Contre la toxicité d'un système organisé de privilèges
« Nous nous sommes donné le défi d'examiner ces pratiques économiques, qui sont parfaitement courantes, sur lesquelles on a presque cessé de réfléchir tant elles font partie de notre paysage, mais qui demeurent fondamentalement nocives. Si elles persistent, c'est que des individus en tirent avantage. Seulement, ces avantages sont loin d'être partagés, et se transforment même en travers et en nuisance pour toutes les autres citoyennes. »
Dans leur introduction,
Bernard Elie et
Claude Vaillancourt présentent les dix thèmes qui seront traités dans le livre : L'enseignement d'une pensée unique en économie, La spéculation, son morcellement, ses conséquences, La création de la monnaie par les banques privées, Les paradis fiscaux, le lobbyisme comme mode de gouvernement, L'exploitation sans limites des énergies fossiles, L'étalement urbain, La baisse de revenu des ménages, L'obsolescence programmée, La quête constante de la croissance.

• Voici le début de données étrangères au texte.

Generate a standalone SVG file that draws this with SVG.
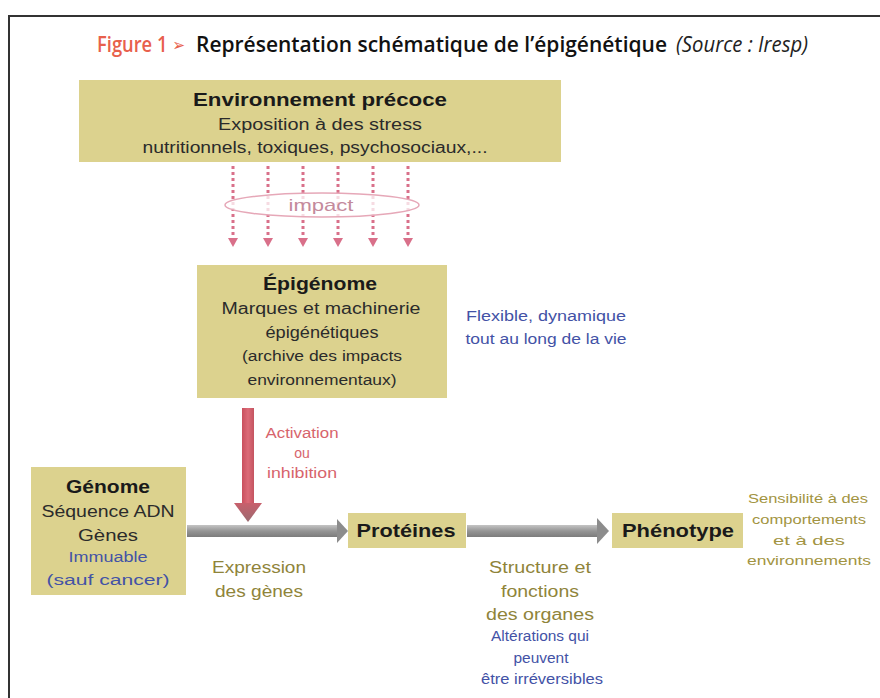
<svg xmlns="http://www.w3.org/2000/svg" width="880" height="698" viewBox="0 0 880 698">
<defs>
<style>
.box{fill:#dcd28e;}
.t{font-family:"Liberation Sans",Arial,sans-serif;text-anchor:middle;}
.b{font-weight:bold;fill:#1a1a1a;font-size:18.5px;}
.r{fill:#2b2b2b;font-size:16px;}
.s{fill:#2b2b2b;font-size:14px;}
.blue{fill:#4352a6;font-size:14px;}
.olive{fill:#8f843a;font-size:16px;}
.olives{fill:#a29442;font-size:13.5px;}
.red{fill:#d7646c;font-size:14px;}
.dot{stroke:#d9708a;stroke-width:3;stroke-dasharray:3 3;fill:none;}
.ti{font-family:"Open Sans","Liberation Sans",sans-serif;font-size:18px;}
</style>
<linearGradient id="gray" x1="0" y1="0" x2="0" y2="1">
<stop offset="0" stop-color="#c4c4c4"/>
<stop offset="0.5" stop-color="#959595"/>
<stop offset="1" stop-color="#7c7c7c"/>
</linearGradient>
<linearGradient id="redg" x1="0" y1="0" x2="1" y2="0">
<stop offset="0" stop-color="#c9505e"/>
<stop offset="0.5" stop-color="#dc6b78"/>
<stop offset="1" stop-color="#c45460"/>
</linearGradient>
<linearGradient id="redh" x1="0" y1="0" x2="0" y2="1">
<stop offset="0" stop-color="#c8606c"/>
<stop offset="1" stop-color="#9a6a70"/>
</linearGradient>
<marker id="ph" markerUnits="userSpaceOnUse" markerWidth="10" markerHeight="10" refX="1" refY="5" orient="auto">
<path d="M0,0 L9,5 L0,10 z" fill="#d9708a"/>
</marker>
</defs>
<rect width="880" height="698" fill="#ffffff"/>
<path d="M9,698 V16 H880" fill="none" stroke="#333" stroke-width="2"/>

<g id="title" transform="translate(0,52) scale(1,1.17)">
<text class="ti" x="97" y="0" fill="#e8604c" font-weight="600" textLength="88" lengthAdjust="spacingAndGlyphs">Figure 1 <tspan font-family="DejaVu Sans,sans-serif" font-weight="normal" font-size="15" dy="-1">➢</tspan></text>
<text class="ti" x="196" y="0" fill="#111" font-weight="600" textLength="471" lengthAdjust="spacingAndGlyphs">Représentation schématique de l’épigénétique</text>
<text class="ti" x="676" y="0" fill="#222" font-style="italic" textLength="132" lengthAdjust="spacingAndGlyphs">(Source : Iresp)</text>
</g>

<g id="connectors">
<line class="dot" x1="233" y1="166" x2="233" y2="239" marker-end="url(#ph)"/>
<line class="dot" x1="268" y1="166" x2="268" y2="239" marker-end="url(#ph)"/>
<line class="dot" x1="303" y1="166" x2="303" y2="239" marker-end="url(#ph)"/>
<line class="dot" x1="338" y1="166" x2="338" y2="239" marker-end="url(#ph)"/>
<line class="dot" x1="373" y1="166" x2="373" y2="239" marker-end="url(#ph)"/>
<line class="dot" x1="408" y1="166" x2="408" y2="239" marker-end="url(#ph)"/>
<g id="impact">
<ellipse cx="322" cy="205" rx="97" ry="12" fill="#ffffff" fill-opacity="0.75" stroke="#e6a8b8" stroke-width="1.5"/>
<text class="t" x="321" y="211" fill="#c48a9c" font-size="17" textLength="65" lengthAdjust="spacingAndGlyphs">impact</text>
</g>
<rect x="242" y="408" width="12" height="97" fill="url(#redg)"/>
<polygon points="234,503 262,503 248,522" fill="url(#redh)"/>
<rect x="187" y="525" width="152" height="12" fill="url(#gray)"/>
<polygon points="337,519 348,531 337,543" fill="#8c8c8c"/>
<rect x="467" y="525" width="132" height="12" fill="url(#gray)"/>
<polygon points="597,518 609,531 597,544" fill="#8c8c8c"/>
</g>

<g id="environnement">
<rect class="box" x="79" y="80" width="482" height="82"/>
<text class="t b" x="320" y="106" textLength="254" lengthAdjust="spacingAndGlyphs">Environnement précoce</text>
<text class="t r" x="320" y="130" font-size="17" textLength="204" lengthAdjust="spacingAndGlyphs">Exposition à des stress</text>
<text class="t r" x="315" y="153" font-size="17" textLength="345" lengthAdjust="spacingAndGlyphs">nutritionnels, toxiques, psychosociaux,...</text>
</g>

<g id="epigenome">
<rect class="box" x="197" y="265" width="250" height="133"/>
<text class="t b" x="320" y="290" textLength="114" lengthAdjust="spacingAndGlyphs">Épigénome</text>
<text class="t r" x="321" y="314" textLength="199" lengthAdjust="spacingAndGlyphs">Marques et machinerie</text>
<text class="t r" x="322" y="338" textLength="113" lengthAdjust="spacingAndGlyphs">épigénétiques</text>
<text class="t s" x="322" y="361" textLength="160" lengthAdjust="spacingAndGlyphs">(archive des impacts</text>
<text class="t s" x="322" y="385" textLength="149" lengthAdjust="spacingAndGlyphs">environnementaux)</text>
</g>

<g id="flexible">
<text class="t blue" x="546" y="321" textLength="160" lengthAdjust="spacingAndGlyphs">Flexible, dynamique</text>
<text class="t blue" x="546" y="344" textLength="161" lengthAdjust="spacingAndGlyphs">tout au long de la vie</text>
</g>

<g id="activation">
<text class="t red" x="302" y="438" textLength="73" lengthAdjust="spacingAndGlyphs">Activation</text>
<text class="t red" x="302" y="458">ou</text>
<text class="t red" x="302" y="478" textLength="70" lengthAdjust="spacingAndGlyphs">inhibition</text>
</g>

<g id="genome">
<rect class="box" x="31" y="467" width="155" height="128"/>
<text class="t b" x="108" y="493" textLength="84" lengthAdjust="spacingAndGlyphs">Génome</text>
<text class="t r" x="108" y="517" textLength="133" lengthAdjust="spacingAndGlyphs">Séquence ADN</text>
<text class="t r" x="108" y="541" textLength="60" lengthAdjust="spacingAndGlyphs">Gènes</text>
<text class="t blue" x="108" y="562" textLength="79" lengthAdjust="spacingAndGlyphs">Immuable</text>
<text class="t blue" x="108" y="585" textLength="123" lengthAdjust="spacingAndGlyphs">(sauf cancer)</text>
</g>

<g id="expression">
<text class="t olive" x="259" y="573" textLength="94" lengthAdjust="spacingAndGlyphs">Expression</text>
<text class="t olive" x="259" y="597" textLength="88" lengthAdjust="spacingAndGlyphs">des gènes</text>
</g>

<g id="proteines">
<rect class="box" x="348" y="513" width="118" height="35"/>
<text class="t b" x="406" y="537" textLength="99" lengthAdjust="spacingAndGlyphs">Protéines</text>
</g>

<g id="phenotype">
<rect class="box" x="612" y="513" width="131" height="35"/>
<text class="t b" x="678" y="537" textLength="112" lengthAdjust="spacingAndGlyphs">Phénotype</text>
</g>

<g id="sensibilite">
<text class="t olives" x="808" y="503" textLength="120" lengthAdjust="spacingAndGlyphs">Sensibilité à des</text>
<text class="t olives" x="809" y="524" textLength="114" lengthAdjust="spacingAndGlyphs">comportements</text>
<text class="t olives" x="809" y="545" textLength="72" lengthAdjust="spacingAndGlyphs">et à des</text>
<text class="t olives" x="809" y="565" textLength="124" lengthAdjust="spacingAndGlyphs">environnements</text>
</g>

<g id="structure">
<text class="t olive" x="540" y="573" textLength="102" lengthAdjust="spacingAndGlyphs">Structure et</text>
<text class="t olive" x="540" y="597" textLength="78" lengthAdjust="spacingAndGlyphs">fonctions</text>
<text class="t olive" x="540" y="620" textLength="108" lengthAdjust="spacingAndGlyphs">des organes</text>
<text class="t blue" x="540" y="641" textLength="98" lengthAdjust="spacingAndGlyphs">Altérations qui</text>
<text class="t blue" x="541" y="663" textLength="55" lengthAdjust="spacingAndGlyphs">peuvent</text>
<text class="t blue" x="542" y="684" textLength="122" lengthAdjust="spacingAndGlyphs">être irréversibles</text>
</g>
</svg>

Lire l'introduction, publiée avec l'aimable autorisation de M éditeur sur le blog "entre les lignes entre les mots"
Sommaire :
• Introduction, Bernard Élie et
Claude Vaillancourt
• La pensée unique dans l'enseignement de l'économie à l'université, Sylvie Morel
• L'excroissance de l'économie financière à l'ère du capitalisme avancé, Eric Pineault
• La création monétaire par les banques privées : un rôle trop important, Bernard Élie
• le recours aux paradis fiscaux,
Claude Vaillancourt
• Les lobbies au pouvoir,
Alain Deneault
• Énergies fossiles – extraire ou ne pas extraire ?, Dominique Bernier
• L'étalement urbain/l'urbanisme déréglementé, Anne Latendresse
• La montée des inégalités de revenus,
Pierre Beaulne
• Pour mieux comprendre l'obsolescence programmée, Union des consommateurs
• Les mirages de la croissance,
Yves-Marie Abraham
• Conclusion, Bernard Élie et
Claude Vaillancourt
Je ne citerai que certains éléments, sans aborder l'ensemble des thèmes traités.

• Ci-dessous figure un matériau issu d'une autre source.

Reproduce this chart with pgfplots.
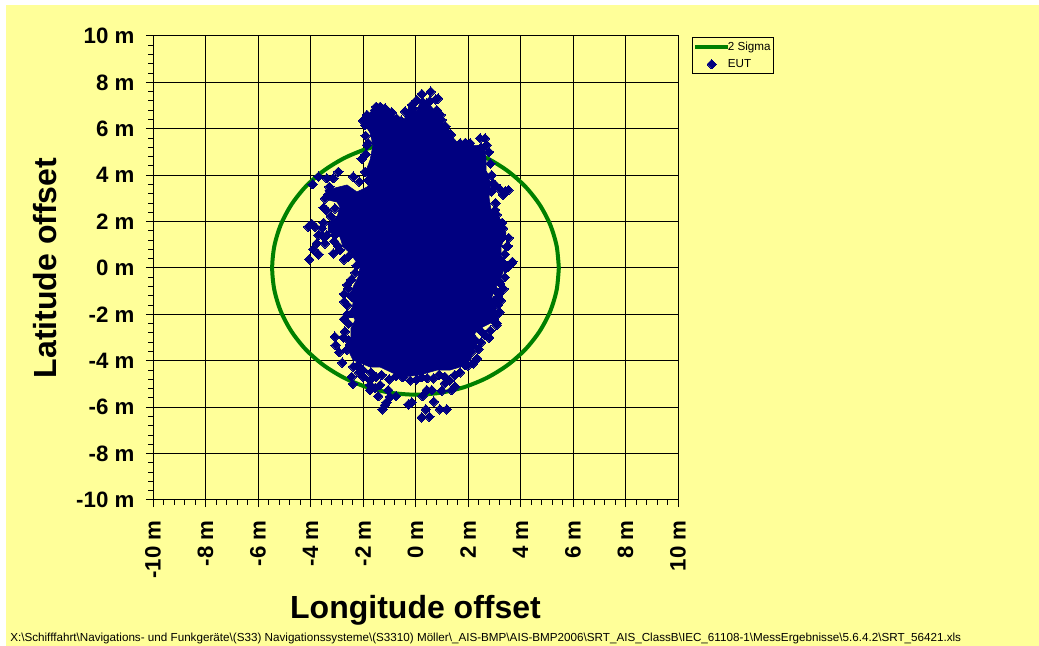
\documentclass[border=0pt]{standalone}
\usepackage{fontspec}
\setmainfont{Liberation Sans}
\usepackage{pgfplots}
\pgfplotsset{compat=1.18}
\definecolor{chartbg}{HTML}{FFFF99}
\definecolor{eut}{HTML}{000080}
\definecolor{sigma}{HTML}{008000}
\pgfplotsset{
  lineleg/.style={legend image code/.code={\draw[##1] (0pt,0pt) -- (24.75pt,0pt);}},
  markleg/.style={legend image code/.code={\draw[##1,mark repeat=2,mark phase=2] plot coordinates {(0pt,0pt)(12.4pt,0pt)(24.75pt,0pt)};}},
}
\begin{document}
\begin{tikzpicture}
\useasboundingbox (0pt,0pt) rectangle (779.25pt,484.5pt);
\fill[chartbg] (4.5pt,0pt) rectangle (779.25pt,480.75pt);
\begin{axis}[
    at={(114.75pt,109.5pt)}, anchor=south west,
    scale only axis, width=393.75pt, height=348pt,
    xmin=-10, xmax=10, ymin=-10, ymax=10,
    xtick={-10,-8,...,10}, ytick={-10,-8,...,10},
    xticklabels={-10 m,-8 m,-6 m,-4 m,-2 m,0 m,2 m,4 m,6 m,8 m,10 m},
    yticklabels={-10 m,-8 m,-6 m,-4 m,-2 m,0 m,2 m,4 m,6 m,8 m,10 m},
    minor tick num=4,
    xtick pos=bottom, ytick pos=left,
    tick align=outside,
    major tick length=5.25pt, minor tick length=3.6pt,
    tick style={black, line width=0.75pt},
    grid=major, major grid style={black, line width=0.75pt},
    axis line style={line width=0.75pt},
    ticklabel style={font=\fontsize{16.7}{18}\selectfont\bfseries},
    xticklabel style={rotate=90, anchor=east, inner xsep=0pt, xshift=-10pt},
    yticklabel style={anchor=east, inner xsep=0pt, xshift=-8.5pt},
    xlabel={Longitude offset}, ylabel={Latitude offset},
    every axis x label/.style={at={(axis description cs:0.5,-0.237)}, anchor=center,
        font=\fontsize{24}{28}\selectfont\bfseries},
    every axis y label/.style={at={(axis description cs:-0.206,0.5)}, rotate=90, anchor=center,
        font=\fontsize{24}{28}\selectfont\bfseries},
    legend style={at={(axis description cs:1.0267,0.998)}, anchor=north west,
        fill=chartbg, draw=black, line width=0.75pt, font=\fontsize{8.75}{10}\selectfont,
        inner xsep=0.5pt, inner ysep=1.5pt, row sep=1pt,
        cells={anchor=west, inner xsep=1pt}},
]
% 2 Sigma circle
\addplot[sigma, line width=3pt, smooth, lineleg] coordinates {
  (5.46,0) (5.377,0.948) (5.131,1.867) (4.728,2.730) (4.183,3.510) (3.510,4.183)
  (2.730,4.728) (1.867,5.131) (0.948,5.377) (0,5.46) (-0.948,5.377) (-1.867,5.131)
  (-2.730,4.728) (-3.510,4.183) (-4.183,3.510) (-4.728,2.730) (-5.131,1.867) (-5.377,0.948)
  (-5.46,0) (-5.377,-0.948) (-5.131,-1.867) (-4.728,-2.730) (-4.183,-3.510) (-3.510,-4.183)
  (-2.730,-4.728) (-1.867,-5.131) (-0.948,-5.377) (0,-5.46) (0.948,-5.377) (1.867,-5.131)
  (2.730,-4.728) (3.510,-4.183) (4.183,-3.510) (4.728,-2.730) (5.131,-1.867) (5.377,-0.948)
  (5.46,0)
};
\addlegendentry{\hspace*{-3.75pt}2 Sigma\hspace{2.25pt}}
% region where the markers overlap into solid colour
\addplot[fill=eut, draw=eut, forget plot] coordinates {
  (0.25,7.37) (0.44,7.16) (0.82,6.68) (1.05,6.25) (1.24,5.86) (1.58,5.43) (2.08,5.30) (2.65,5.26)
  (2.69,4.66) (2.69,4.09) (2.88,3.66) (2.80,3.06) (2.88,2.50) (3.18,2.07) (3.45,1.51) (3.26,0.91)
  (3.26,0.47) (3.41,0.04) (3.26,-0.39) (3.07,-0.82) (2.91,-1.25) (3.07,-1.68) (3.10,-2.24) (2.57,-2.54)
  (2.27,-2.80) (2.19,-3.53) (2.11,-3.97) (1.70,-4.27) (1.31,-4.40) (0.82,-4.40) (0.17,-4.61) (-0.48,-4.70)
  (-0.86,-4.53) (-1.35,-4.27) (-1.73,-4.27) (-2.11,-4.09) (-2.38,-3.97) (-2.57,-3.53) (-2.46,-2.97) (-2.46,-2.59)
  (-2.30,-2.24) (-2.46,-1.94) (-2.38,-1.51) (-2.46,-1.16) (-2.38,-0.82) (-2.19,-0.39) (-2.11,0.04) (-2.50,0.65)
  (-2.76,0.91) (-2.88,1.34) (-3.33,1.55) (-3.33,1.94) (-2.99,2.20) (-2.88,2.63) (-2.99,2.84) (-3.33,2.93)
  (-3.45,3.36) (-3.07,3.45) (-2.61,3.58) (-2.23,3.28) (-1.85,3.49) (-1.73,3.66) (-1.92,4.09) (-1.73,4.66)
  (-1.62,5.30) (-1.73,5.82) (-1.92,6.16) (-1.73,6.51) (-1.35,6.90) (-1.09,6.72) (-0.70,6.51) (-0.48,6.29)
  (-0.32,6.68) (0.06,6.81)
} -- cycle;
% EUT points visible round the edge of the cloud
\addplot[only marks, mark=square*, mark size=2.5pt,
    mark options={rotate=45, fill=eut, draw=eut, line width=0pt}, markleg] coordinates {
  (0.58,7.60) (0.24,7.50) (0.77,7.27) (0.86,7.31) (-0.14,7.03) (-0.27,6.67) (1.00,6.38) (0.81,6.81)
  (0.43,7.10) (0.05,7.24) (-1.35,6.95) (-1.54,6.81) (-1.16,6.88) (-1.67,6.59) (-0.91,6.71) (-1.92,6.16)
  (-1.73,6.31) (-1.80,5.38) (-2.05,4.70) (-1.92,4.15) (-0.72,6.45) (1.19,5.88) (2.65,5.59) (2.71,5.30)
  (2.46,5.59) (2.08,5.38) (1.70,5.38)
  (-2.94,4.15) (-3.13,3.87) (-3.70,3.94) (-3.92,3.61) (-3.38,3.87) (-3.28,3.50) (-2.37,3.94) (-2.14,3.72)
  (-1.80,3.79) (-3.32,3.15) (-3.38,2.47) (-3.07,2.57) (-3.95,1.90) (-4.08,1.78) (-3.83,1.78) (-3.57,1.71)
  (-3.70,1.42) (-3.38,1.42) (-3.76,1.06) (-3.45,1.06) (-3.89,0.81) (-3.70,0.59) (-4.05,0.37) (-3.13,0.63)
  (-2.72,0.37) (-3.07,1.42) (-2.88,0.78) (-2.05,0.22)
  (-2.60,-0.73) (-2.72,-1.12) (-2.72,-1.45) (-2.43,-1.24) (-2.43,-1.95) (-2.72,-2.20) (-2.69,-2.74) (-3.07,-2.96)
  (-3.04,-3.32) (-2.56,-3.10) (-2.91,-3.63) (-2.62,-3.53) (-2.79,-4.08) (-2.37,-4.25) (-2.43,-4.69) (-2.39,-5.00)
  (-2.05,-3.68) (-1.73,-5.04) (-1.73,-5.26) (-1.42,-5.52) (-1.35,-5.04) (-1.04,-5.26) (-0.74,-5.52) (-0.97,-5.55)
  (-1.10,-5.79) (-1.26,-6.09) (-1.16,-5.91) (-0.27,-5.88) (-0.14,-5.79) (0.39,-6.09) (0.24,-6.44) (0.53,-6.41)
  (0.93,-6.09) (1.19,-6.09) (0.70,-5.76) (0.27,-5.52) (0.43,-5.26) (0.62,-5.26) (1.00,-5.29) (1.38,-5.26)
  (1.12,-4.97) (1.50,-5.11) (-1.29,-4.61) (-0.49,-4.71) (-0.74,-4.66) (0.24,-4.71) (0.68,-4.76) (1.12,-4.69)
  (1.50,-4.61) (-1.73,-4.83) (-1.99,-4.69) (-1.54,-5.17)
  (2.20,-4.11) (1.89,-4.18) (2.27,-3.10) (2.52,-2.75) (2.81,-3.00) (2.14,-3.61) (3.09,-2.46) (3.15,-1.59)
  (2.96,-1.45) (3.14,-1.25) (3.03,-0.95) (3.22,-0.66) (3.03,-2.10) (3.09,-2.38) (2.20,-3.32)
  (3.54,3.36) (3.34,3.15) (3.22,3.39) (2.96,3.65) (3.03,2.50) (3.15,2.00) (3.34,1.71) (3.47,0.92)
  (3.34,1.35) (3.28,0.27) (3.66,0.20) (3.69,0.27) (3.54,0.06) (3.34,0.23) (3.50,0.95) (3.41,3.29)
  (3.03,3.58) (2.71,3.94) (3.22,1.21)
  % along the lower left and the bottom
  (-2.50,-3.30) (-2.75,-3.00) (-2.55,-2.40) (-2.60,-2.00) (-2.60,-1.60) (-2.55,-0.90) (-2.45,-0.50) (-2.30,-0.20)
  (-2.20,-4.20) (-2.15,-4.50) (-2.00,-4.40) (-1.70,-4.50) (-1.50,-4.70) (-1.00,-4.80) (-0.20,-4.85) (0.05,-4.80)
  (0.45,-4.75) (0.90,-4.60) (1.30,-4.85) (1.70,-4.50)
  % along the right side
  (2.00,-4.20) (2.35,-3.90) (2.40,-3.50) (2.50,-3.20) (2.65,-2.90) (2.85,-2.70) (3.00,-2.20) (3.20,-1.90)
  (3.25,-1.40) (3.20,-1.10) (3.35,-0.90) (3.40,-0.40) (3.45,0.00)
  (2.90,3.30) (3.05,2.80) (3.10,2.30) (3.30,1.95) (3.55,1.30) (3.40,0.60) (2.90,4.00) (2.85,4.50) (2.80,5.00) (2.50,5.20)
  % along the upper left and the top
  (-3.45,3.00) (-3.50,2.60) (-3.20,2.20) (-3.50,1.95) (-3.55,1.40) (-3.10,1.15) (-2.95,0.95) (-2.55,0.50) (-2.25,0.10)
  (-1.90,4.90) (-1.85,5.30) (-1.90,5.70) (-2.00,6.35) (-1.85,6.60) (-1.50,6.95) (-1.20,6.85) (-0.55,6.35) (-0.40,6.75)
  (-0.10,6.90) (0.55,7.20) (0.95,6.60) (1.15,6.10) (1.35,5.75) (1.90,5.40)
};
\addlegendentry{\hspace*{-3.75pt}EUT}
\end{axis}
\node[anchor=base west, inner sep=0pt, font=\fontsize{8.75}{10}\selectfont] at (7.5pt,3pt)
  {X:\textbackslash Schifffahrt\textbackslash Navigations- und Funkgeräte\textbackslash (S33) Navigationssysteme\textbackslash (S3310) Möller\textbackslash \_AIS-BMP\textbackslash AIS-BMP2006\textbackslash SRT\_AIS\_ClassB\textbackslash IEC\_61108-1\textbackslash MessErgebnisse\textbackslash 5.6.4.2\textbackslash SRT\_56421.xls};
\end{tikzpicture}
\end{document}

Je souligne pour commencer un point, rarement traité, celui du caractère essentiellement privé de la création monétaire. Comme l'écrit Bernard Élie : « Les banques ont le privilège d'émettre de la monnaie en accordant des crédits à l'économie. Ces émissions monétaires sont des paris sur l'avenir, sur une production future ». L'auteur analyse « la contrainte de liquidité » et « la contrainte de crédit, le fameux « Trop grosses pour faire faillite ! (« Too big to fail ») ». Lire sur ce sujet l'indispensable livre d'
Eric Toussaint :
Bancocratie, Editions Aden – CADTM
Les propositions de Bernard Élie rejoignent celles de cet auteur : limiter la dimension des établissements, les états ne doivent plus être assureurs tous risques des établissements financiers, principe de responsabilité des acteurs financiers et de leurs actionnaires, recloisonement du secteur…
Eric Pineault parle de l'excroissance de l'économie financière. Il indique, entre autres, « D'abord, ces banques ont la capacité d'organiser la nouvelle structure de la circulation financières sur une base mondiale et d'y introduire des instruments de plus en plus liquides et complexes. Ensuite, elles lient la circulation industrielle à la circulation financière, en arrimant la première aux dynamiques instables et spéculatives de la seconde. Elles concentrent un nombre de plus en plus petit d'organisations qui deviennent de plus en plus puissantes pour la formation de groupes bancaires mondiaux, qui proviennent à l'origine de banques et d'institutions nationales. Enfin ces banques ont la capacité de contrôler les régulations censées encadrer leurs pratiques, par le biais d'un travail incessant de lobbying et de chantage auprès des autorités nationales et internationales ».
J'ai notamment apprécié les articles sur les paradis fiscaux (dont la nécessité de s'attaquer au secret bancaire), sur les énergies fossiles (hydrocarbures conventionnels et non conventionnels), l'étalement urbain (processus de sub-urbanisation).
L'Union des consommateurs propose une analyse détaillée de l'obsolescence programmée. Les auteur-e-s parlent de « prêt-à-jeté », d'obsolescence (par incompatibilité, indirecte, par péremption, par notification, par défaut fonctionnel, subjective, écologique…). Elles et ils proposent une transformation du consommateur et de la consommatrice en consommacteur et consommactrice et avancent un programme de « réduire, récupérer, recycler, réparer et partager ».
Des auteur-e-s expliquent, avec un vocabulaire ordinaire, quelques éléments du fonctionnement de notre «
l'économie toxique ». Si certains points me semblent très discutables, comme par exemple la charge contre l'école obligatoire, l'ensemble est cependant très bien argumenté. Un livre à mettre entre toutes les mains.